Give the listing again exactly, omitting its images.

----------------

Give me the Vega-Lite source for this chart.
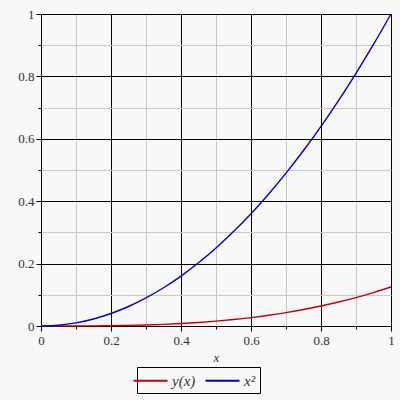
{
  "$schema": "https://vega.github.io/schema/vega-lite/v6.json",
  "autosize": "none",
  "width": 350,
  "height": 312,
  "padding": {"left": 41, "top": 14, "right": 9, "bottom": 74},
  "background": "#f8f8f8",
  "config": {
    "view": {"stroke": null, "fill": "#f8f8f8"},
    "font": "Liberation Serif"
  },
  "data": {
    "values": [
      {"x": 0, "y": 0, "s": "y(x)"},
      {"x": 0.05, "y": 0.0000156, "s": "y(x)"},
      {"x": 0.1, "y": 0.000125, "s": "y(x)"},
      {"x": 0.15, "y": 0.00042, "s": "y(x)"},
      {"x": 0.2, "y": 0.001, "s": "y(x)"},
      {"x": 0.25, "y": 0.00195, "s": "y(x)"},
      {"x": 0.3, "y": 0.003375, "s": "y(x)"},
      {"x": 0.35, "y": 0.00536, "s": "y(x)"},
      {"x": 0.4, "y": 0.008, "s": "y(x)"},
      {"x": 0.45, "y": 0.0114, "s": "y(x)"},
      {"x": 0.5, "y": 0.0156, "s": "y(x)"},
      {"x": 0.55, "y": 0.0208, "s": "y(x)"},
      {"x": 0.6, "y": 0.027, "s": "y(x)"},
      {"x": 0.65, "y": 0.0343, "s": "y(x)"},
      {"x": 0.7, "y": 0.0429, "s": "y(x)"},
      {"x": 0.75, "y": 0.0527, "s": "y(x)"},
      {"x": 0.8, "y": 0.064, "s": "y(x)"},
      {"x": 0.85, "y": 0.0768, "s": "y(x)"},
      {"x": 0.9, "y": 0.0911, "s": "y(x)"},
      {"x": 0.95, "y": 0.1072, "s": "y(x)"},
      {"x": 1, "y": 0.125, "s": "y(x)"},
      {"x": 0, "y": 0, "s": "x²"},
      {"x": 0.05, "y": 0.0025, "s": "x²"},
      {"x": 0.1, "y": 0.01, "s": "x²"},
      {"x": 0.15, "y": 0.0225, "s": "x²"},
      {"x": 0.2, "y": 0.04, "s": "x²"},
      {"x": 0.25, "y": 0.0625, "s": "x²"},
      {"x": 0.3, "y": 0.09, "s": "x²"},
      {"x": 0.35, "y": 0.1225, "s": "x²"},
      {"x": 0.4, "y": 0.16, "s": "x²"},
      {"x": 0.45, "y": 0.2025, "s": "x²"},
      {"x": 0.5, "y": 0.25, "s": "x²"},
      {"x": 0.55, "y": 0.3025, "s": "x²"},
      {"x": 0.6, "y": 0.36, "s": "x²"},
      {"x": 0.65, "y": 0.4225, "s": "x²"},
      {"x": 0.7, "y": 0.49, "s": "x²"},
      {"x": 0.75, "y": 0.5625, "s": "x²"},
      {"x": 0.8, "y": 0.64, "s": "x²"},
      {"x": 0.85, "y": 0.7225, "s": "x²"},
      {"x": 0.9, "y": 0.81, "s": "x²"},
      {"x": 0.95, "y": 0.9025, "s": "x²"},
      {"x": 1, "y": 1, "s": "x²"}
    ]
  },
  "mark": {"type": "line", "strokeWidth": 1.4, "interpolate": "monotone"},
  "encoding": {
    "x": {
      "field": "x", "type": "quantitative",
      "scale": {"domain": [0, 1], "nice": false},
      "axis": {
        "values": [0, 0.1, 0.2, 0.3, 0.4, 0.5, 0.6, 0.7, 0.8, 0.9, 1],
        "labelExpr": "abs(datum.value*5-round(datum.value*5))<0.001 ? toString(round(datum.value*10)/10) : ''",
        "grid": true,
        "gridColor": {"condition": {"test": "abs(datum.value*5-round(datum.value*5))<0.001", "value": "#000000"}, "value": "#c8c8c8"},
        "gridOpacity": 1,
        "gridWidth": 1,
        "tickSize": {"condition": {"test": "abs(datum.value*5-round(datum.value*5))<0.001", "value": 5}, "value": 3},
        "tickColor": "#000000",
        "domainColor": "#000000",
        "labelColor": "#333333",
        "labelFont": "Liberation Serif",
        "labelFontSize": 13,
        "labelPadding": 3,
        "labelFlush": false,
        "title": "x",
        "titleFont": "Liberation Serif",
        "titleFontStyle": "italic",
        "titleFontWeight": "normal",
        "titleFontSize": 13,
        "titleColor": "#333333",
        "titlePadding": 4
      }
    },
    "y": {
      "field": "y", "type": "quantitative",
      "scale": {"domain": [0, 1], "nice": false},
      "axis": {
        "values": [0, 0.1, 0.2, 0.3, 0.4, 0.5, 0.6, 0.7, 0.8, 0.9, 1],
        "labelExpr": "abs(datum.value*5-round(datum.value*5))<0.001 ? toString(round(datum.value*10)/10) : ''",
        "grid": true,
        "gridColor": {"condition": {"test": "abs(datum.value*5-round(datum.value*5))<0.001", "value": "#000000"}, "value": "#c8c8c8"},
        "gridOpacity": 1,
        "gridWidth": 1,
        "tickSize": {"condition": {"test": "abs(datum.value*5-round(datum.value*5))<0.001", "value": 5}, "value": 3},
        "tickColor": "#000000",
        "domainColor": "#000000",
        "labelColor": "#333333",
        "labelFont": "Liberation Serif",
        "labelFontSize": 13,
        "labelPadding": 2,
        "labelFlush": false,
        "title": null
      }
    },
    "color": {
      "field": "s", "type": "nominal",
      "scale": {"domain": ["y(x)", "x²"], "range": ["#c80000", "#0000c8"]},
      "legend": {
        "title": null,
        "orient": "none",
        "legendX": 96,
        "legendY": 353,
        "direction": "horizontal",
        "strokeColor": "#000000",
        "padding": 4,
        "symbolType": "M-2,0H2",
        "symbolSize": 289,
        "symbolStrokeWidth": 2,
        "labelFont": "Liberation Serif",
        "labelFontStyle": "italic",
        "labelFontSize": 15,
        "labelColor": "#333333",
        "columnPadding": 5,
        "labelOffset": 12
      }
    }
  }
}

----------------

*Task answer*:
Give me the Vega-Lite source for this chart.
{
  "$schema": "https://vega.github.io/schema/vega-lite/v6.json",
  "autosize": "none",
  "width": 350,
  "height": 312,
  "padding": {"left": 41, "top": 14, "right": 9, "bottom": 74},
  "background": "#f8f8f8",
  "config": {
    "view": {"stroke": null, "fill": "#f8f8f8"},
    "font": "Liberation Serif"
  },
  "data": {
    "values": [
      {"x": 0, "y": 0, "s": "y(x)"},
      {"x": 0.05, "y": 0.0000156, "s": "y(x)"},
      {"x": 0.1, "y": 0.000125, "s": "y(x)"},
      {"x": 0.15, "y": 0.00042, "s": "y(x)"},
      {"x": 0.2, "y": 0.001, "s": "y(x)"},
      {"x": 0.25, "y": 0.00195, "s": "y(x)"},
      {"x": 0.3, "y": 0.003375, "s": "y(x)"},
      {"x": 0.35, "y": 0.00536, "s": "y(x)"},
      {"x": 0.4, "y": 0.008, "s": "y(x)"},
      {"x": 0.45, "y": 0.0114, "s": "y(x)"},
      {"x": 0.5, "y": 0.0156, "s": "y(x)"},
      {"x": 0.55, "y": 0.0208, "s": "y(x)"},
      {"x": 0.6, "y": 0.027, "s": "y(x)"},
      {"x": 0.65, "y": 0.0343, "s": "y(x)"},
      {"x": 0.7, "y": 0.0429, "s": "y(x)"},
      {"x": 0.75, "y": 0.0527, "s": "y(x)"},
      {"x": 0.8, "y": 0.064, "s": "y(x)"},
      {"x": 0.85, "y": 0.0768, "s": "y(x)"},
      {"x": 0.9, "y": 0.0911, "s": "y(x)"},
      {"x": 0.95, "y": 0.1072, "s": "y(x)"},
      {"x": 1, "y": 0.125, "s": "y(x)"},
      {"x": 0, "y": 0, "s": "x²"},
      {"x": 0.05, "y": 0.0025, "s": "x²"},
      {"x": 0.1, "y": 0.01, "s": "x²"},
      {"x": 0.15, "y": 0.0225, "s": "x²"},
      {"x": 0.2, "y": 0.04, "s": "x²"},
      {"x": 0.25, "y": 0.0625, "s": "x²"},
      {"x": 0.3, "y": 0.09, "s": "x²"},
      {"x": 0.35, "y": 0.1225, "s": "x²"},
      {"x": 0.4, "y": 0.16, "s": "x²"},
      {"x": 0.45, "y": 0.2025, "s": "x²"},
      {"x": 0.5, "y": 0.25, "s": "x²"},
      {"x": 0.55, "y": 0.3025, "s": "x²"},
      {"x": 0.6, "y": 0.36, "s": "x²"},
      {"x": 0.65, "y": 0.4225, "s": "x²"},
      {"x": 0.7, "y": 0.49, "s": "x²"},
      {"x": 0.75, "y": 0.5625, "s": "x²"},
      {"x": 0.8, "y": 0.64, "s": "x²"},
      {"x": 0.85, "y": 0.7225, "s": "x²"},
      {"x": 0.9, "y": 0.81, "s": "x²"},
      {"x": 0.95, "y": 0.9025, "s": "x²"},
      {"x": 1, "y": 1, "s": "x²"}
    ]
  },
  "mark": {"type": "line", "strokeWidth": 1.4, "interpolate": "monotone"},
  "encoding": {
    "x": {
      "field": "x", "type": "quantitative",
      "scale": {"domain": [0, 1], "nice": false},
      "axis": {
        "values": [0, 0.1, 0.2, 0.3, 0.4, 0.5, 0.6, 0.7, 0.8, 0.9, 1],
        "labelExpr": "abs(datum.value*5-round(datum.value*5))<0.001 ? toString(round(datum.value*10)/10) : ''",
        "grid": true,
        "gridColor": {"condition": {"test": "abs(datum.value*5-round(datum.value*5))<0.001", "value": "#000000"}, "value": "#c8c8c8"},
        "gridOpacity": 1,
        "gridWidth": 1,
        "tickSize": {"condition": {"test": "abs(datum.value*5-round(datum.value*5))<0.001", "value": 5}, "value": 3},
        "tickColor": "#000000",
        "domainColor": "#000000",
        "labelColor": "#333333",
        "labelFont": "Liberation Serif",
        "labelFontSize": 13,
        "labelPadding": 3,
        "labelFlush": false,
        "title": "x",
        "titleFont": "Liberation Serif",
        "titleFontStyle": "italic",
        "titleFontWeight": "normal",
        "titleFontSize": 13,
        "titleColor": "#333333",
        "titlePadding": 4
      }
    },
    "y": {
      "field": "y", "type": "quantitative",
      "scale": {"domain": [0, 1], "nice": false},
      "axis": {
        "values": [0, 0.1, 0.2, 0.3, 0.4, 0.5, 0.6, 0.7, 0.8, 0.9, 1],
        "labelExpr": "abs(datum.value*5-round(datum.value*5))<0.001 ? toString(round(datum.value*10)/10) : ''",
        "grid": true,
        "gridColor": {"condition": {"test": "abs(datum.value*5-round(datum.value*5))<0.001", "value": "#000000"}, "value": "#c8c8c8"},
        "gridOpacity": 1,
        "gridWidth": 1,
        "tickSize": {"condition": {"test": "abs(datum.value*5-round(datum.value*5))<0.001", "value": 5}, "value": 3},
        "tickColor": "#000000",
        "domainColor": "#000000",
        "labelColor": "#333333",
        "labelFont": "Liberation Serif",
        "labelFontSize": 13,
        "labelPadding": 2,
        "labelFlush": false,
        "title": null
      }
    },
    "color": {
      "field": "s", "type": "nominal",
      "scale": {"domain": ["y(x)", "x²"], "range": ["#c80000", "#0000c8"]},
      "legend": {
        "title": null,
        "orient": "none",
        "legendX": 96,
        "legendY": 353,
        "direction": "horizontal",
        "strokeColor": "#000000",
        "padding": 4,
        "symbolType": "M-2,0H2",
        "symbolSize": 289,
        "symbolStrokeWidth": 2,
        "labelFont": "Liberation Serif",
        "labelFontStyle": "italic",
        "labelFontSize": 15,
        "labelColor": "#333333",
        "columnPadding": 5,
        "labelOffset": 12
      }
    }
  }
}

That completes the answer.